## [COLLECTED MATERIAL]
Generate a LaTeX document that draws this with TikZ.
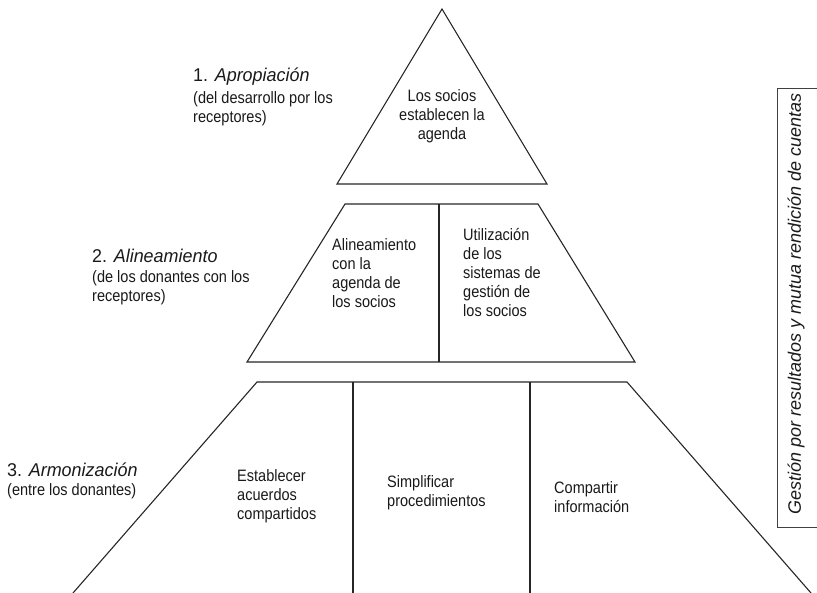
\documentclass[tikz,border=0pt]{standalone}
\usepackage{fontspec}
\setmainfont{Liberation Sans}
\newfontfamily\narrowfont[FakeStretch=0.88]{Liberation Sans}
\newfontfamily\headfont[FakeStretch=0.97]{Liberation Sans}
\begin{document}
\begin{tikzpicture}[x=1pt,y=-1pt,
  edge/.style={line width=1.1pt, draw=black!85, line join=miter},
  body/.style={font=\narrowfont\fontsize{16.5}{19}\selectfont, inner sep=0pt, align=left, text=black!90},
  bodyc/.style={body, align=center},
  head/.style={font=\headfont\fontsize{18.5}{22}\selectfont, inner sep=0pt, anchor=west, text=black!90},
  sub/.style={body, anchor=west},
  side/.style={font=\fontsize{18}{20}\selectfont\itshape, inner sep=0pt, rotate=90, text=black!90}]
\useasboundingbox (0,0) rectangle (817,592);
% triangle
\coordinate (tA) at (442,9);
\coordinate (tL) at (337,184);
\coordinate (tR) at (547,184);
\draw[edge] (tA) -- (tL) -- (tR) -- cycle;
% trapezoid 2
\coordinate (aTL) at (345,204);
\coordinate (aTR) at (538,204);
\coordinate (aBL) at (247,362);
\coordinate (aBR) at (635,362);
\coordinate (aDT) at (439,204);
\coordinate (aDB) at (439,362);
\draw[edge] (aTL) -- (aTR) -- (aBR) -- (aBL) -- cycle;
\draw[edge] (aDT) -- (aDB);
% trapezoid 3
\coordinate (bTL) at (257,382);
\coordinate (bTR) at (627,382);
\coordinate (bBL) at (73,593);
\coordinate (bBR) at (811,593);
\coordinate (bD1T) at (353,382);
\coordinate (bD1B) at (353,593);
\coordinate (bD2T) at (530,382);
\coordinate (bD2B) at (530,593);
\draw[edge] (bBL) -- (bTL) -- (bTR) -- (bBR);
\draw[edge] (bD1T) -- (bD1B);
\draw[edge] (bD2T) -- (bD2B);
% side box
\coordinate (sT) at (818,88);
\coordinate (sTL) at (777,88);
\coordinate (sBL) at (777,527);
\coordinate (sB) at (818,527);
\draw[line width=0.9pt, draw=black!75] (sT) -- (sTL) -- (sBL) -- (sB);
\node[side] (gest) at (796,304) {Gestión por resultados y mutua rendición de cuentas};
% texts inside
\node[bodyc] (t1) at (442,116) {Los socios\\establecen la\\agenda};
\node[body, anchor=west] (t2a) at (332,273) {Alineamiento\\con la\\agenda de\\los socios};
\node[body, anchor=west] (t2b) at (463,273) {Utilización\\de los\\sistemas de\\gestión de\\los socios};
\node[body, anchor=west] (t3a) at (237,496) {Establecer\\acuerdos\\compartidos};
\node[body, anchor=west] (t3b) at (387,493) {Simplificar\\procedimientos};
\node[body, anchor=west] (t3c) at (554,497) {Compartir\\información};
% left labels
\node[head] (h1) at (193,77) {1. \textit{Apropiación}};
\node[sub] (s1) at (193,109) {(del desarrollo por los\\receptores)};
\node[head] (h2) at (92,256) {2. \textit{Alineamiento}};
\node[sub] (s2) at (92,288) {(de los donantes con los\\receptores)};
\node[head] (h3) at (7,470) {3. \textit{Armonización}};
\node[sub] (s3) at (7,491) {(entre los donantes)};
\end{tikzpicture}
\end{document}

## [THE PROBLEM]
Set the data above down again exactly as given, with no pictures.

## [TASK RESULT]
Generate a LaTeX document that draws this with TikZ.
\documentclass[tikz,border=0pt]{standalone}
\usepackage{fontspec}
\setmainfont{Liberation Sans}
\newfontfamily\narrowfont[FakeStretch=0.88]{Liberation Sans}
\newfontfamily\headfont[FakeStretch=0.97]{Liberation Sans}
\begin{document}
\begin{tikzpicture}[x=1pt,y=-1pt,
  edge/.style={line width=1.1pt, draw=black!85, line join=miter},
  body/.style={font=\narrowfont\fontsize{16.5}{19}\selectfont, inner sep=0pt, align=left, text=black!90},
  bodyc/.style={body, align=center},
  head/.style={font=\headfont\fontsize{18.5}{22}\selectfont, inner sep=0pt, anchor=west, text=black!90},
  sub/.style={body, anchor=west},
  side/.style={font=\fontsize{18}{20}\selectfont\itshape, inner sep=0pt, rotate=90, text=black!90}]
\useasboundingbox (0,0) rectangle (817,592);
% triangle
\coordinate (tA) at (442,9);
\coordinate (tL) at (337,184);
\coordinate (tR) at (547,184);
\draw[edge] (tA) -- (tL) -- (tR) -- cycle;
% trapezoid 2
\coordinate (aTL) at (345,204);
\coordinate (aTR) at (538,204);
\coordinate (aBL) at (247,362);
\coordinate (aBR) at (635,362);
\coordinate (aDT) at (439,204);
\coordinate (aDB) at (439,362);
\draw[edge] (aTL) -- (aTR) -- (aBR) -- (aBL) -- cycle;
\draw[edge] (aDT) -- (aDB);
% trapezoid 3
\coordinate (bTL) at (257,382);
\coordinate (bTR) at (627,382);
\coordinate (bBL) at (73,593);
\coordinate (bBR) at (811,593);
\coordinate (bD1T) at (353,382);
\coordinate (bD1B) at (353,593);
\coordinate (bD2T) at (530,382);
\coordinate (bD2B) at (530,593);
\draw[edge] (bBL) -- (bTL) -- (bTR) -- (bBR);
\draw[edge] (bD1T) -- (bD1B);
\draw[edge] (bD2T) -- (bD2B);
% side box
\coordinate (sT) at (818,88);
\coordinate (sTL) at (777,88);
\coordinate (sBL) at (777,527);
\coordinate (sB) at (818,527);
\draw[line width=0.9pt, draw=black!75] (sT) -- (sTL) -- (sBL) -- (sB);
\node[side] (gest) at (796,304) {Gestión por resultados y mutua rendición de cuentas};
% texts inside
\node[bodyc] (t1) at (442,116) {Los socios\\establecen la\\agenda};
\node[body, anchor=west] (t2a) at (332,273) {Alineamiento\\con la\\agenda de\\los socios};
\node[body, anchor=west] (t2b) at (463,273) {Utilización\\de los\\sistemas de\\gestión de\\los socios};
\node[body, anchor=west] (t3a) at (237,496) {Establecer\\acuerdos\\compartidos};
\node[body, anchor=west] (t3b) at (387,493) {Simplificar\\procedimientos};
\node[body, anchor=west] (t3c) at (554,497) {Compartir\\información};
% left labels
\node[head] (h1) at (193,77) {1. \textit{Apropiación}};
\node[sub] (s1) at (193,109) {(del desarrollo por los\\receptores)};
\node[head] (h2) at (92,256) {2. \textit{Alineamiento}};
\node[sub] (s2) at (92,288) {(de los donantes con los\\receptores)};
\node[head] (h3) at (7,470) {3. \textit{Armonización}};
\node[sub] (s3) at (7,491) {(entre los donantes)};
\end{tikzpicture}
\end{document}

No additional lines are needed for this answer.